March 20, 2013
Martin Luther King Jr. was an outstanding man and lived in a time where society around him was not quite outstanding. King stood up for equality and not what was good for him but what was good for the entire group. In my opinion, Martin Luther King Jr. is one of the most revered men in the history of this great country. Unfortunately, my discussion will not be about King but will relate to a speech I heard about some of his ideals.
Last week I attended a keynote address held by Dr. Cameron Carter and he titled his speech “The Post Racial Blues”. Dr. Carter talked about King’s “Letter from a Birmingham Jail” and focused on what the letter meant in today’s society. Carter opened with various questions like “How would the letter be read today?” and “Has the view on Martin Luther King Jr. changed?” It made me wonder and I began to think about how our society currently views Dr. King and the efforts he made. One of the texts I read brought me back to the changes that King wanted to make and it was entitled “Serving up Hope” by Stephanie Shapiro. The article by Shapiro talks about a man named Galen Sampson who reminded me of Dr. King. Sampson is an extremely hard-working man who is giving former drug users a second chance. Sampson owns a restaurant and hires and trains former drug users to become chefs and to have the ability to run a restaurant of their own. Seeing people go out of their way to help others is an art that has been lost over many years; it is rare to see someone who is willing to risk their own name for the sake of other people. King and Sampson and quite similar in this regard and it is refreshing to see that somebody is willing to take that chance.
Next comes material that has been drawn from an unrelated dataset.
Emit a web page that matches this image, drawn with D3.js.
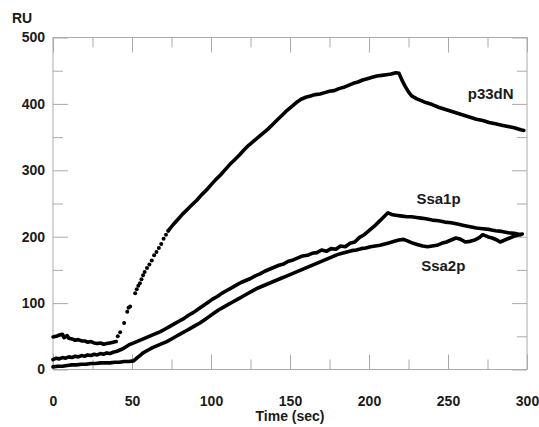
<!DOCTYPE html>
<html>
  <head>
    <meta charset="utf-8">
    <script src="https://d3js.org/d3.v7.min.js"></script>
    <style>
      body { margin: 0; background: #fff; }
      text { font-family: "Liberation Sans", Arial, Helvetica, sans-serif; font-weight: bold; fill: #1a1a1a; }
      .tick line { stroke: #aaa; }
    </style>
  </head>
<body>
<script>
  // tick values
  var xTicks = [0, 50, 100, 150, 200, 250, 300];
  var xMinor = [25, 75, 125, 175, 225, 275];
  var yTicks = [0, 100, 200, 300, 400, 500];
  var yMinor = [50, 150, 250, 350, 450];

  // p33dN: baseline before injection, sparse points of the fast rise, then the rest
  var p33dnBase = [[0,49],[2,50],[4,52],[6,53],[7,48],[9,51],[10,47],[12,46],[14,44],[16,45],[18,43],[20,43],
    [22,41],[24,42],[26,40],[28,39],[30,40],[32,38],[34,39],[36,40],[38,41],[40,42]];
  var p33dnRise = [[41,50],[42.5,56],[45,70],[47,87],[47.8,93],[48.8,95],[52,115],[53,121],[54,126],[55,130],
    [56,136],[57,142],[58,147],[59.5,153],[61,158],[62.5,164],[64,172],[65.5,177],[67,183],[68.5,189],
    [70,197],[71.5,203],[73,209]];
  var p33dnMain = [[73,209],[76,218],[79,226],[82,234],[85,241],[88,248],[91,255],[94,263],[97,270],[100,278],
    [103,286],[106,293],[109,301],[112,309],[115,316],[118,323],[121,331],[124,338],[127,344],[130,350],
    [133,356],[136,362],[139,369],[142,376],[145,383],[148,390],[151,396],[154,402],[157,407],[160,410],
    [163,412],[166,414],[169,415],[172,417],[175,419],[178,420],[181,423],[184,425],[187,428],[190,431],
    [193,433],[196,436],[199,438],[202,440],[205,442],[208,443],[211,444],[214,445],[217,447],[219,446],
    [221,435],[223,426],[225,418],[227,412],[230,408],[233,405],[236,402],[240,399],[244,395],[248,392],
    [252,389],[256,386],[260,383],[264,380],[268,377],[272,375],[276,372],[280,370],[284,368],[288,366],
    [292,364],[296,361],[298,360]];

  var ssa1p = [[0,15],[2,17],[4,16],[6,18],[8,17],[10,19],[12,18],[14,20],[16,19],[18,21],[20,20],[22,22],
    [24,21],[26,23],[28,22],[30,24],[32,23],[34,25],[36,24],[38,26],[40,27],[42,29],[44,31],[46,34],
    [48,37],[50,39],[53,42],[56,45],[59,48],[62,51],[65,54],[68,57],[71,61],[74,65],[77,69],[80,73],
    [83,77],[86,82],[89,86],[92,91],[95,96],[98,101],[101,106],[104,110],[107,115],[110,119],[113,123],
    [116,127],[119,131],[122,134],[125,137],[128,141],[131,144],[134,148],[137,151],[140,154],[143,157],
    [146,159],[149,163],[152,165],[155,168],[158,171],[161,172],[164,175],[167,176],[170,180],[173,178],
    [176,182],[179,181],[182,186],[185,185],[188,190],[191,192],[194,199],[197,203],[200,209],[203,215],
    [206,222],[209,229],[212,236],[215,233],[218,232],[221,231],[224,230],[227,230],[230,229],[233,228],
    [236,227],[240,225],[244,224],[248,222],[252,221],[256,219],[260,217],[264,215],[268,213],[272,212],
    [276,211],[280,209],[284,208],[288,206],[292,205],[296,203]];

  var ssa2p = [[0,4],[3,5],[6,5],[9,6],[12,7],[15,7],[18,8],[21,8],[24,9],[27,9],[30,10],[33,10],[36,10],
    [39,11],[42,11],[45,12],[48,12],[51,13],[53,17],[55,21],[57,25],[60,29],[63,33],[66,36],[69,39],
    [72,42],[75,46],[78,50],[81,54],[84,58],[87,62],[90,66],[93,70],[96,75],[99,80],[102,85],[105,90],
    [108,94],[111,98],[114,102],[117,106],[120,110],[123,114],[126,118],[129,122],[132,125],[135,128],
    [138,131],[141,134],[144,137],[147,140],[150,143],[153,146],[156,149],[159,152],[162,155],[165,158],
    [168,161],[171,164],[174,167],[177,170],[180,173],[183,175],[186,177],[189,179],[192,180],[195,182],
    [198,183],[201,185],[204,186],[207,187],[210,189],[213,191],[216,193],[219,195],[222,196],[225,193],
    [228,190],[231,188],[234,186],[237,185],[240,186],[243,187],[246,190],[249,192],[252,195],[255,198],
    [258,196],[261,192],[264,193],[267,195],[270,199],[272,203],[275,200],[278,198],[281,195],[283,192],
    [286,195],[289,198],[292,201],[295,203],[297,204]];

  var labels = [["p33dN", 277, 408], ["Ssa1p", 244, 250], ["Ssa2p", 247, 148]];

  var width = 539, height = 427;
  var svg = d3.select("body").append("svg")
      .attr("width", width)
      .attr("height", height);

  var x = d3.scaleLinear().domain([0, 300]).range([53, 527]);
  var y = d3.scaleLinear().domain([0, 500]).range([369.5, 37.5]);

  // frame
  svg.append("rect")
      .attr("x", x(0)).attr("y", y(500))
      .attr("width", x(300) - x(0)).attr("height", y(0) - y(500))
      .attr("fill", "none").attr("stroke", "#aaa");

  function axisStyle(g) {
    g.select(".domain").remove();
    g.selectAll("text").style("font-size", "14px").attr("fill", "#1a1a1a");
  }

  // major + minor ticks on all four sides, pointing inward
  svg.append("g").attr("transform", "translate(0," + y(0) + ")")
      .call(d3.axisBottom(x).tickValues(xTicks).tickSizeInner(-15).tickSizeOuter(0).tickPadding(27))
      .call(axisStyle);
  svg.append("g").attr("transform", "translate(0," + y(0) + ")")
      .call(d3.axisBottom(x).tickValues(xMinor).tickSizeInner(-10).tickSizeOuter(0).tickFormat(""))
      .call(axisStyle);
  svg.append("g").attr("transform", "translate(0," + y(500) + ")")
      .call(d3.axisTop(x).tickValues(xTicks).tickSizeInner(-15).tickSizeOuter(0).tickFormat(""))
      .call(axisStyle);
  svg.append("g").attr("transform", "translate(0," + y(500) + ")")
      .call(d3.axisTop(x).tickValues(xMinor).tickSizeInner(-10).tickSizeOuter(0).tickFormat(""))
      .call(axisStyle);
  svg.append("g").attr("transform", "translate(" + x(0) + ",0)")
      .call(d3.axisLeft(y).tickValues(yTicks).tickSizeInner(-15).tickSizeOuter(0).tickPadding(8))
      .call(axisStyle);
  svg.append("g").attr("transform", "translate(" + x(0) + ",0)")
      .call(d3.axisLeft(y).tickValues(yMinor).tickSizeInner(-10).tickSizeOuter(0).tickFormat(""))
      .call(axisStyle);
  svg.append("g").attr("transform", "translate(" + x(300) + ",0)")
      .call(d3.axisRight(y).tickValues(yTicks).tickSizeInner(-15).tickSizeOuter(0).tickFormat(""))
      .call(axisStyle);
  svg.append("g").attr("transform", "translate(" + x(300) + ",0)")
      .call(d3.axisRight(y).tickValues(yMinor).tickSizeInner(-10).tickSizeOuter(0).tickFormat(""))
      .call(axisStyle);

  svg.append("text").attr("x", 12).attr("y", 23).style("font-size", "14px").text("RU");
  svg.append("text").attr("x", (x(0) + x(300)) / 2).attr("y", 421)
      .attr("text-anchor", "middle").style("font-size", "14px").text("Time (sec)");

  // the traces: dense sampling reads as a thick dotted line
  var line = d3.line().x(function (d) { return x(d[0]); }).y(function (d) { return y(d[1]); });
  [p33dnBase, p33dnMain, ssa1p, ssa2p].forEach(function (s) {
    svg.append("path").datum(s)
        .attr("d", line)
        .attr("fill", "none")
        .attr("stroke", "#000")
        .attr("stroke-width", 3.6)
        .attr("stroke-linejoin", "round")
        .attr("stroke-linecap", "round");
  });
  svg.append("g").selectAll("circle")
      .data(p33dnRise)
      .enter().append("circle")
        .attr("cx", function (d) { return x(d[0]); })
        .attr("cy", function (d) { return y(d[1]); })
        .attr("r", 2)
        .attr("fill", "#000");

  svg.selectAll(".series-label")
      .data(labels)
      .enter().append("text")
        .attr("class", "series-label")
        .attr("x", function (d) { return x(d[1]); })
        .attr("y", function (d) { return y(d[2]); })
        .attr("text-anchor", "middle")
        .style("font-size", "15px")
        .text(function (d) { return d[0]; });
</script>
</body>
</html>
“First Practice” is a poem that I read by Gary Gildner which highlights a speech given by a coach to his players and is an attempt to “fire up” his men. The coach seems quite militaristic in his approach to his players but he is preparing his men for their first practice. Dr. Cameron Carter said in his speech about Martin Luther King Jr. that “He (Dr. King) died as public enemy but is now viewed as a citizen saint.” The line has been in my head since attending the speech because it was remarkably true and in the minds of these players their coach was the public enemy but it was for the good of the team that he was so hard on them. Although Dr. King wasn’t “hard” on his followers he led them to their “battles” and stood right by their side until the day he died. “A Father” by Bharati Mukherjee also reminded me of Dr. King. The story by Mukherjee tells the story of a hard-working man in Detroit who gets up very early each morning in order to help support his family. This father is willing to do whatever he can in order to support his family and so was Martin Luther King Jr. Dr. King would do anything in order to reach his goals and this determined father would go to extreme lengths in order to feel successful.
It seemed to me that Dr. King believed that if we had true equality than we would have the ability to chase our dreams and pursue happiness. Richard Hague discusses the idea of doing what truly makes up internally happy in “Directions for resisting the SAT.” This poem by Hague actually made me smile and cringe at the same time. I thought back to taking the SAT and the excitement of applying to colleges and then I also felt uneasy reminiscing back to the moments when I was sitting taking this gut-wrenching test. Fortunately, for every reader of this poem, the poem was not about the SAT but about doing what makes us happy and not letting one test determine our entire life. Hague and Dr. King shared this idea of happiness and searching for what is actually important to each individual and not conforming to what everybody else does. Individuality is extremely important in today’s society and it scares me that people seem to be conforming more than ever before; exploring what makes us happy should be everybody’s first priority.